Computer Use Expected to Top 2 Billion
BY Liz Webber
Led by growth in China, the number of computers worldwide will skyrocket by 2015, according to a new report.
The number of personal computers in use worldwide will reach 1 billion by 2008 and 2 billion by 2015, with most new users coming from China, Russia, Brazil, and India, according to a new study of computer-adoption trends.
"Worldwide PC Adoption Forecast, 2007 to 2015," a report by Cambridge, Mass.-based Forrester Research, studied the 67 largest emerging and mature markets for PCs based on population. Although it took 27 years from the introduction of IBM's first PC to reach 1 billion users, researchers predict it will take less than seven years to reach the 2 billion mark -- growth that is likely to bring new opportunities and new markets for entrepreneurs in a range of industries.
The largest market for PCs will be China, with close to 500 million new users expected by 2015. Rising personal income levels and significant investments in infrastructure are the basis for this prediction, although the report stressed the need to invest in education in order to sustain the technological gains China has experienced in recent years.
India, Russia and Brazil, the next largest markets, are expected to bring in a combined total of 300 million PC users.
"There is nothing more important to the long-term health of the technology industry -- and personal technology in particular -- than the ability to deliver relevant, accessible, and affordable technology to the billions of people worldwide who have not been exposed to it," Simon Yates, Forrester's vice president and research director, said in a statement.

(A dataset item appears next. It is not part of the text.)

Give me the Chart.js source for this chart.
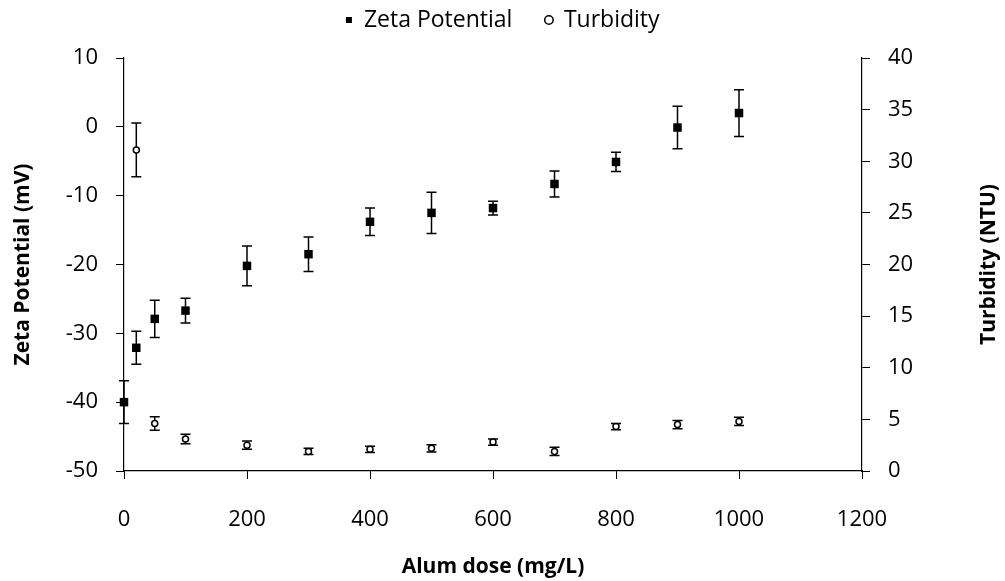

Some of the factors that will enable such a rapid proliferation of computers include a significant reduction in the price of hardware and software due to new technology, as well as the introduction of wireless Internet access to remote areas that previously had no such connection.
However, researchers warned that selling PCs to emerging markets must follow a much different model from current sales methods. Manufacturers will be forced to sell large volumes of PCs at once, rather than gradually introducing products to the marketplace. In addition, while PC users in more developed countries tend to replace their computers every four or five years, consumers in developing nations are likely to keep their PCs for longer periods. Moreover, many of the large computer manufacturers have not focused a large amount of resources on selling to these emerging markets.
"The industry can probably survive selling incrementally better hardware and software to the people who already have technology in their lives," said Yates, "but the vast majority of growth in the PC and related industries will come from emerging markets."